Greasy or food-contaminated packaging — the classic pizza box base, a butter-smeared wrapper — should not enter the recycling bin. Nor should shredded paper (the small pieces escape through sorting machinery), laminated wrapping paper (most festive wrapping paper fails the scrunch test: scrunch it, and if it springs back, it contains plastic laminate and belongs in general waste), or composite materials such as Pringles tubes and juice cartons, though the latter are increasingly accepted where specialist equipment exists.

Reducing Before You Recycle: The Hierarchy That Still Matters

It is easy to lose sight, amid the bin anxiety and colour-coded lid systems, of where recycling sits in the waste hierarchy. Recycling is the third option, after reducing consumption in the first place and reusing items for as long as possible. The UK's overall recycling rate has hovered stubbornly around 44 to 45 per cent for several years, a figure that compares poorly with Germany (67 per cent) and the Netherlands (above 55 per cent) and reflects not only collection infrastructure but consumption patterns.
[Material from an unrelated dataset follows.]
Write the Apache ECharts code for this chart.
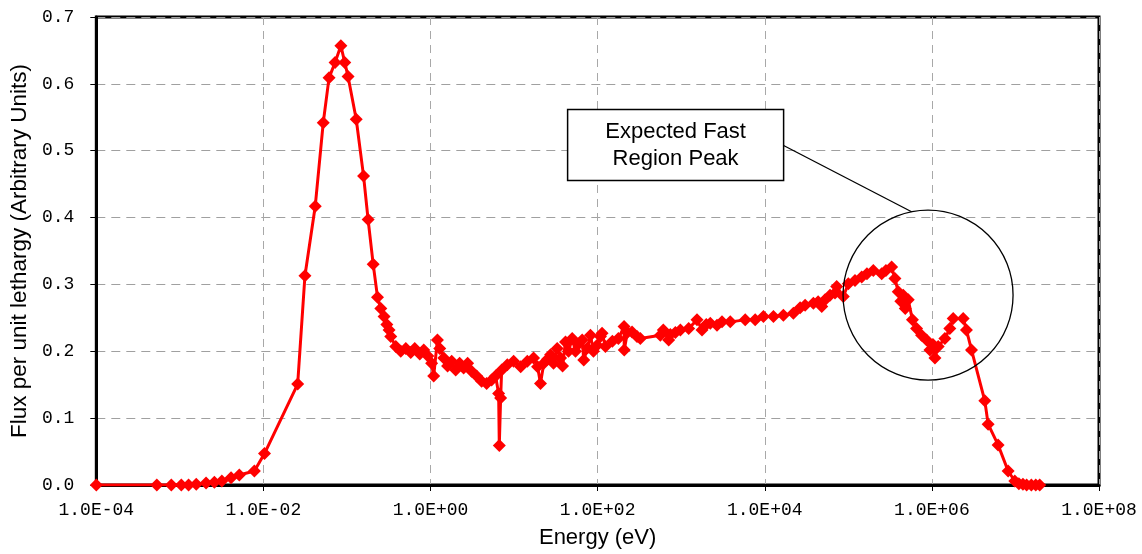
<!DOCTYPE html>
<html>
<head>
<meta charset="utf-8">
<title>Neutron flux spectrum</title>
<script src="https://cdn.jsdelivr.net/npm/echarts@6/dist/echarts.min.js"></script>
<style>
  html, body { margin: 0; padding: 0; background: #fff; }
  #chart { width: 1142px; height: 554px; }
</style>
</head>
<body>
<div id="chart"></div>
<script>
// Neutron energy (eV) for each tally bin
const energy = [
  1.0e-4, 5.3e-4, 7.9e-4, 1.04e-3, 1.27e-3, 1.57e-3, 2.06e-3, 2.59e-3, 3.18e-3, 4.1e-3,
  5.15e-3, 7.8e-3, 1.03e-2, 2.57e-2, 3.14e-2, 4.17e-2, 5.2e-2, 6.1e-2, 7.2e-2, 8.45e-2,
  9.4e-2, 0.103, 0.129, 0.158, 0.179, 0.206, 0.232, 0.254, 0.278, 0.30,
  0.319, 0.334, 0.384, 0.44, 0.506, 0.58, 0.647, 0.743, 0.83, 0.93,
  1.03, 1.09, 1.21, 1.29, 1.44, 1.6, 1.79, 2.0, 2.23, 2.49,
  2.78, 3.1, 3.56, 4.09, 4.69, 5.38, 6.0, 6.53, 6.65, 6.9,
  7.1, 8.3, 9.87, 12.0, 14.4, 17.1, 19.1, 20.7, 22.7, 25.1,
  27.3, 29.6, 32.8, 36.0, 38.0, 41.2, 44.8, 49.6, 54.3, 59.0,
  65.3, 68.2, 75.5, 82.0, 89.1, 98.6, 108, 113, 124, 150,
  177, 207, 208, 227, 258, 296, 324, 562, 611, 708,
  741, 851, 977, 1228, 1546, 1774, 1995, 2228, 2680, 3076,
  3864, 5835, 7682, 9640, 12700, 16700, 22000, 26500, 30400, 38200,
  43500, 48100, 52700, 60400, 69300, 72600, 87100, 100000, 120200, 144500,
  167000, 199000, 250600, 282000, 329600, 361000, 395600, 425000, 454000, 480000,
  521000, 585000, 656000, 753000, 864000, 947000, 1.03e6, 1.087e6, 1.19e6, 1.43e6,
  1.64e6, 1.80e6, 2.37e6, 2.59e6, 2.98e6, 4.30e6, 4.71e6, 6.2e6, 8.17e6, 9.82e6,
  1.1e7, 1.23e7, 1.36e7, 1.55e7, 1.75e7, 1.95e7
];

// Flux per unit lethargy (arbitrary units) for each bin
const flux = [
  0.0, 0.0, 0.0, 0.0, 0.0, 0.001, 0.003, 0.004, 0.006, 0.011,
  0.015, 0.021, 0.047, 0.151, 0.313, 0.417, 0.542, 0.609, 0.632, 0.657,
  0.632, 0.611, 0.547, 0.462, 0.397, 0.330, 0.281, 0.264, 0.252, 0.240,
  0.232, 0.222, 0.207, 0.200, 0.204, 0.198, 0.204, 0.196, 0.202, 0.193,
  0.182, 0.163, 0.217, 0.204, 0.190, 0.178, 0.185, 0.172, 0.182, 0.175,
  0.182, 0.170, 0.163, 0.155, 0.152, 0.157, 0.163, 0.137, 0.059, 0.130,
  0.172, 0.180, 0.185, 0.177, 0.185, 0.190, 0.177, 0.152, 0.182, 0.188,
  0.195, 0.182, 0.204, 0.190, 0.178, 0.214, 0.200, 0.219, 0.200, 0.211,
  0.217, 0.187, 0.205, 0.224, 0.200, 0.209, 0.222, 0.227, 0.207, 0.215,
  0.219, 0.237, 0.202, 0.228, 0.229, 0.222, 0.219, 0.224, 0.232, 0.217,
  0.225, 0.228, 0.232, 0.234, 0.247, 0.232, 0.240, 0.242, 0.239, 0.244,
  0.244, 0.247, 0.247, 0.252, 0.252, 0.254, 0.257, 0.265, 0.269, 0.272,
  0.274, 0.267, 0.277, 0.284, 0.287, 0.297, 0.282, 0.301, 0.306, 0.311,
  0.316, 0.321, 0.316, 0.321, 0.326, 0.309, 0.289, 0.275, 0.284, 0.264,
  0.277, 0.247, 0.234, 0.224, 0.217, 0.202, 0.210, 0.190, 0.207, 0.219,
  0.234, 0.249, 0.249, 0.232, 0.202, 0.126, 0.091, 0.060, 0.021, 0.006,
  0.002, 0.001, 0.0, 0.0, 0.0, 0.0
];

// Axis tick values
const yTicks = [0.0, 0.1, 0.2, 0.3, 0.4, 0.5, 0.6, 0.7];
const xTickExponents = [-4, -2, 0, 2, 4, 6, 8];

// Callout text and the spot it circles (energy eV, flux)
const calloutLines = ['Expected Fast', 'Region Peak'];
const calloutTarget = [9.0e5, 0.284];
const calloutBoxAnchor = [857, 0.5085];

const points = energy.map((e, i) => [e, flux[i]]);

function sciLabel(v) {
  const exp = Math.round(Math.log10(v));
  const sign = exp < 0 ? '-' : '+';
  const mag = String(Math.abs(exp)).padStart(2, '0');
  return '1.0E' + sign + mag;
}

const monoFont = "'Liberation Mono', 'Courier New', monospace";
const sansFont = "'Liberation Sans', Arial, sans-serif";
const gridDash = { color: '#a8a8a8', width: 1, type: [8, 6] };

const chart = echarts.init(document.getElementById('chart'), null, { renderer: 'canvas' });

chart.setOption({
  animation: false,
  backgroundColor: '#fff',
  grid: {
    left: 95, right: 43, top: 17, bottom: 67,
    show: true, borderColor: '#000', borderWidth: 3, backgroundColor: 'transparent'
  },
  xAxis: {
    type: 'log',
    logBase: 10,
    min: Math.pow(10, xTickExponents[0]),
    max: Math.pow(10, xTickExponents[xTickExponents.length - 1]),
    interval: 2,
    name: 'Energy (eV)',
    nameLocation: 'middle',
    nameGap: 42,
    nameTextStyle: { fontFamily: sansFont, fontSize: 22, color: '#000' },
    axisLine: { show: true, lineStyle: { color: '#000', width: 3 } },
    axisTick: { show: true, length: 6, lineStyle: { color: '#000', width: 1 } },
    axisLabel: {
      formatter: sciLabel, margin: 16,
      fontFamily: monoFont, fontSize: 18, color: '#000'
    },
    splitLine: { show: true, lineStyle: gridDash },
    minorTick: { show: false }
  },
  yAxis: {
    type: 'value',
    min: yTicks[0],
    max: yTicks[yTicks.length - 1],
    interval: 0.1,
    name: 'Flux per unit lethargy (Arbitrary Units)',
    nameLocation: 'middle',
    nameGap: 63,
    nameTextStyle: { fontFamily: sansFont, fontSize: 22.5, color: '#000' },
    axisLine: { show: true, lineStyle: { color: '#000', width: 3 } },
    axisTick: { show: true, length: 6, lineStyle: { color: '#000', width: 1 } },
    axisLabel: {
      formatter: v => v.toFixed(1), margin: 22,
      fontFamily: monoFont, fontSize: 18, color: '#000'
    },
    splitLine: { show: true, lineStyle: { color: '#a0a0a0', width: 1, type: [9, 6] } }
  },
  series: [{
    type: 'line',
    data: points,
    symbol: 'diamond',
    symbolSize: 13,
    showAllSymbol: true,
    lineStyle: { color: '#ff0000', width: 3 },
    itemStyle: { color: '#ff0000', borderWidth: 0 },
    z: 3
  }]
});

// Callout: circle around the fast-region peak, a leader line and a labelled box
function drawCallout() {
  const c = chart.convertToPixel({ gridIndex: 0 }, calloutTarget);
  const b = chart.convertToPixel({ gridIndex: 0 }, calloutBoxAnchor);
  const r = 85;
  const boxW = 216, boxH = 71;
  const ang = Math.atan2(-84, -16.6);
  const lineEnd = [c[0] + r * Math.cos(ang), c[1] + r * Math.sin(ang)];
  chart.setOption({
    graphic: [
      {
        type: 'line', z: 10,
        shape: { x1: b[0] + boxW / 2, y1: b[1] + 0.5, x2: lineEnd[0], y2: lineEnd[1] },
        style: { stroke: '#000', lineWidth: 1.3 }
      },
      {
        type: 'circle', z: 10,
        shape: { cx: c[0], cy: c[1], r: r },
        style: { fill: 'none', stroke: '#000', lineWidth: 1.3 }
      },
      {
        type: 'rect', z: 11,
        shape: { x: b[0] - boxW / 2, y: b[1] - boxH / 2, width: boxW, height: boxH },
        style: { fill: '#fff', stroke: '#000', lineWidth: 1.5 }
      },
      {
        type: 'text', z: 12,
        x: b[0], y: b[1],
        style: {
          text: calloutLines.join('\n'),
          fontFamily: sansFont, fontSize: 22, lineHeight: 27,
          fill: '#000', align: 'center', verticalAlign: 'middle'
        }
      }
    ]
  });
}
drawCallout();
</script>
</body>
</html>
Buying less, choosing products with less packaging, opting for refillable containers, repairing rather than replacing — these actions remove materials from the waste stream before they become a problem to manage. For households that want to do more, local Repair Cafes (now present in most UK towns), clothing swap events, and food surplus apps such as Olio and Too Good To Go offer practical routes to reducing the volume of materials that need processing at all.

Recycling, done correctly, is genuinely worthwhile. A tonne of recycled steel saves 1.4 tonnes of iron ore and 740 kilogrammes of coal. Recycled glass reduces energy consumption in furnace processes by up to 40 per cent. The environmental case is clear. But the system only works when the right materials enter it clean, sorted, and free from contamination — and when households understand the difference between what can be recycled and what, despite best intentions, simply cannot.

Check your council's accepted materials list at least once a year. Rules change as facilities are upgraded and as the market for recyclables shifts. When in doubt, Recycle Now's A–Z guide at recyclenow.com provides up-to-date, postcode-specific guidance. In the meantime, the most reliable rule of thumb remains: if you are not certain, leave it out.